Non credo vi siano dubbi sul fatto che in Italia, oggi, lo scenario sia anche questo. Le cronache sono piene di episodi che, forse in maniera meno emblematica di quello appena citato, dimostrano il prevalere, nei rapporti tra le varie associazioni o gruppi sociali, di un atteggiamento di conflitto piuttosto che di cooperazione. Eppure, per porre rimedio a tali storture, basterebbe poco. Lo mostra proprio una riflessione sul nostro episodio. Basterebbe anzitutto tener fermo il fatto che a nessuno – pur nel rispetto delle sue convinzioni ideologiche e religiose, e, anzi, proprio tenendo conto di esse – può essere concesso di danneggiare altre persone.

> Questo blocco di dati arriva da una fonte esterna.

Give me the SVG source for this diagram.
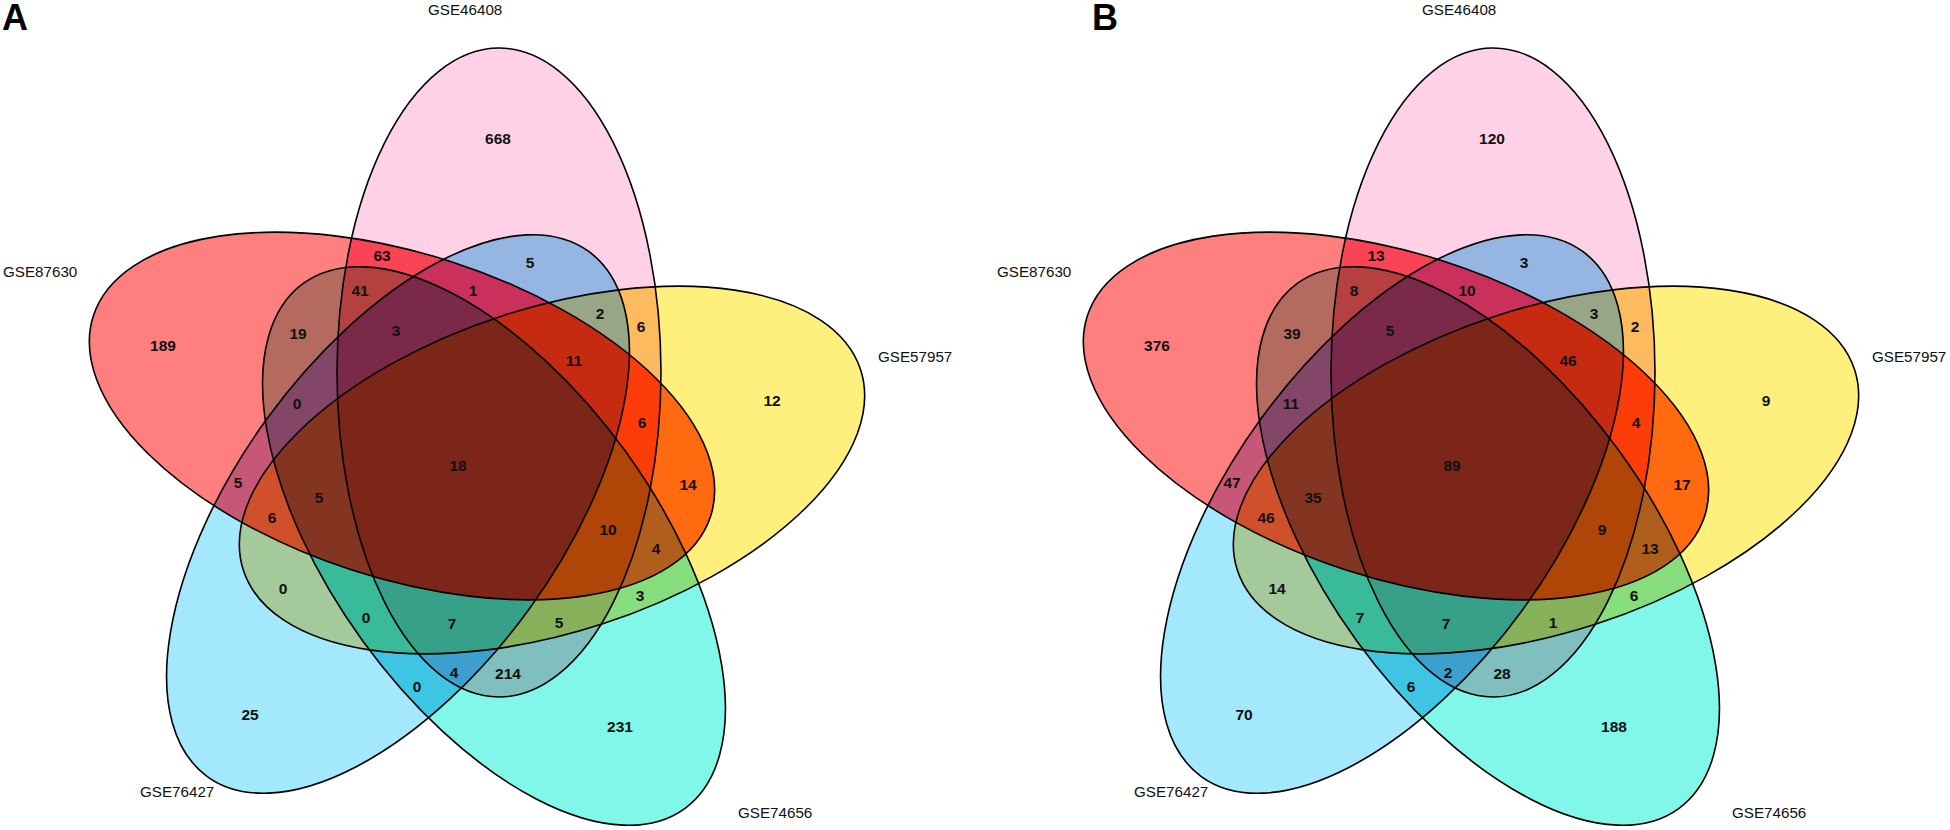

Basterebbe poi tener conto della funzione e dei compiti specifici che giustificano l’esistenza di una professione, e del fatto che, se non ci si conforma a essi, non si ha il diritto di appartenervi. Infatti il far parte di una categoria è qualcosa che va comprovato costantemente attraverso il retto esercizio di ciò che la categoria stessa richiede di fare. Infine, è vero che tutte le professioni hanno un’incidenza più o meno ampia sulla vita delle persone. Ma ciò non dev’essere inteso nei termini dell’esercizio di un potere, di un potere di affermazione individuale, bensì come l’assunzione di una responsabilità nei confronti degli altri. È questo ciò che rende possibile la coesione sociale.

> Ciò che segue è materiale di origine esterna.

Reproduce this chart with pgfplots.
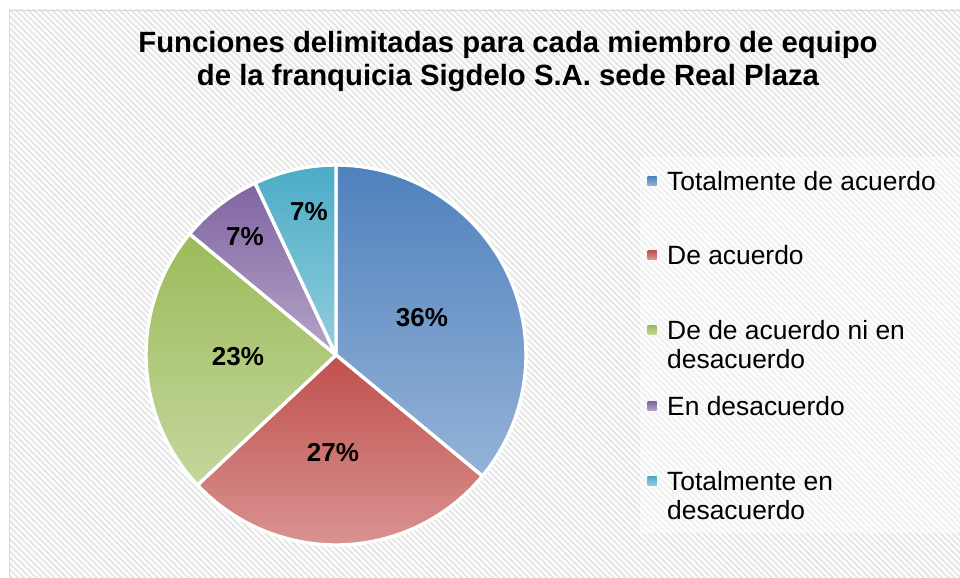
\documentclass[border=0pt]{standalone}
\usepackage{pgfplots}
\pgfplotsset{compat=1.18}
\usepackage{pgfplotstable}
\usetikzlibrary{patterns.meta}
\usepackage{fontspec}
\setmainfont{Liberation Sans}

\definecolor{c0top}{HTML}{4F81BD}\definecolor{c0bot}{HTML}{95B3D7}
\definecolor{c1top}{HTML}{C0504D}\definecolor{c1bot}{HTML}{DA9694}
\definecolor{c2top}{HTML}{9BBB59}\definecolor{c2bot}{HTML}{C5D79E}
\definecolor{c3top}{HTML}{8064A2}\definecolor{c3bot}{HTML}{B4A5C8}
\definecolor{c4top}{HTML}{4BACC6}\definecolor{c4bot}{HTML}{93CDDD}
\definecolor{hatch}{HTML}{E6E6E6}
\definecolor{frame}{HTML}{D9D9D9}

\pgfplotstableread{
idx pct lx ly
0 36 422 318
1 27 333 453
2 23 238 357
3 7 245 237
4 7 309 212
}\piedata

\begin{document}
\begin{tikzpicture}
\useasboundingbox (0,0) rectangle (960bp,578bp);
% cumulative angles from the table
\def\cum{0}
\pgfplotsforeachungrouped \i in {0,...,4}{%
  \pgfplotstablegetelem{\i}{pct}\of\piedata
  \let\pv\pgfplotsretval
  \pgfmathsetmacro\sa{90-3.6*\cum}%
  \pgfmathsetmacro\cum{\cum+\pv}%
  \pgfmathsetmacro\ea{90-3.6*\cum}%
  \expandafter\xdef\csname sa\i\endcsname{\sa}%
  \expandafter\xdef\csname ea\i\endcsname{\ea}%
  \pgfmathtruncatemacro\pvi{\pv}%
  \expandafter\xdef\csname pv\i\endcsname{\pvi}%
  \pgfplotstablegetelem{\i}{lx}\of\piedata
  \expandafter\xdef\csname lx\i\endcsname{\pgfplotsretval}%
  \pgfplotstablegetelem{\i}{ly}\of\piedata
  \pgfmathsetmacro\lyy{578-\pgfplotsretval}%
  \expandafter\xdef\csname ly\i\endcsname{\lyy}%
}
\begin{axis}[
  x=1bp, y=1bp,
  xmin=0, xmax=960, ymin=0, ymax=578,
  enlargelimits=false,
  hide axis,
  at={(0,0)}, anchor=south west,
]
% background
\fill[white] (axis cs:0,0) rectangle (axis cs:960,578);
\fill[pattern={Lines[angle=-45,distance=4.3bp,line width=2bp]}, pattern color=hatch]
  (axis cs:9,-10) rectangle (axis cs:975,568);
\draw[frame, line width=1.2bp] (axis cs:9.5,-10) -- (axis cs:9.5,567.5) -- (axis cs:975,567.5);
% legend background
\fill[white, opacity=0.45] (axis cs:640,45) rectangle (axis cs:975,421);

% pie wedges
\pgfplotsinvokeforeach{0,...,4}{
  \path[top color=c#1top, bottom color=c#1bot, draw=white, line width=3.4bp, line join=round]
    (axis cs:336,223) -- ++(\csname sa#1\endcsname:190bp)
    arc[start angle=\csname sa#1\endcsname, end angle=\csname ea#1\endcsname, radius=190bp] -- cycle;
}
\pgfplotsinvokeforeach{0,...,4}{
  \node[font=\fontsize{26bp}{30bp}\selectfont\bfseries, inner sep=0pt]
    at (axis cs:\csname lx#1\endcsname,\csname ly#1\endcsname) {\csname pv#1\endcsname\%};
}

% title
\node[font=\fontsize{29.3bp}{33.5bp}\selectfont\bfseries, align=center, anchor=base, inner sep=0pt]
  at (axis cs:508,492) {Funciones delimitadas para cada miembro de equipo\\de la franquicia Sigdelo S.A. sede Real Plaza};

% legend
\path[top color=c0top, bottom color=c0bot] (axis cs:647.5,392.5) rectangle (axis cs:656.5,401.5);
\path[top color=c1top, bottom color=c1bot] (axis cs:647.5,318.5) rectangle (axis cs:656.5,327.5);
\path[top color=c2top, bottom color=c2bot] (axis cs:647.5,243.5) rectangle (axis cs:656.5,252.5);
\path[top color=c3top, bottom color=c3bot] (axis cs:647.5,167.5) rectangle (axis cs:656.5,176.5);
\path[top color=c4top, bottom color=c4bot] (axis cs:647.5,92.5) rectangle (axis cs:656.5,101.5);
\begin{scope}[every node/.style={font=\fontsize{26.4bp}{29bp}\selectfont, anchor=base west, align=left, inner sep=0pt}]
\node at (axis cs:667,387.5) {Totalmente de acuerdo};
\node at (axis cs:667,313.5) {De acuerdo};
\node at (axis cs:667,209.5) {De de acuerdo ni en\\desacuerdo};
\node at (axis cs:667,162.5) {En desacuerdo};
\node at (axis cs:667,58.5) {Totalmente en\\desacuerdo};
\end{scope}
\end{axis}
\end{tikzpicture}
\end{document}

Basterebbe poco, dicevo: forse solo un po’ di buon senso. Basterebbe pensare che la relazione o è una relazione con gli altri, nella quale io stesso trovo la possibilità di realizzarmi, o non è nulla. Ma forse si tratta di un poco che è troppo. Troppo per un popolo, come quello italiano, che molte volte non è riuscito, nel corso della sua storia, a trovare adeguata rappresentanza in un contesto pubblico e che è incapace, spesso, di esprimersi come comunità intera. In Italia anche la festa della Repubblica, anche la celebrazione del 25 aprile sono state occasioni di polemiche. Come stupirsi se poi ognuno pensa solo a sé o, al massimo, ai suoi?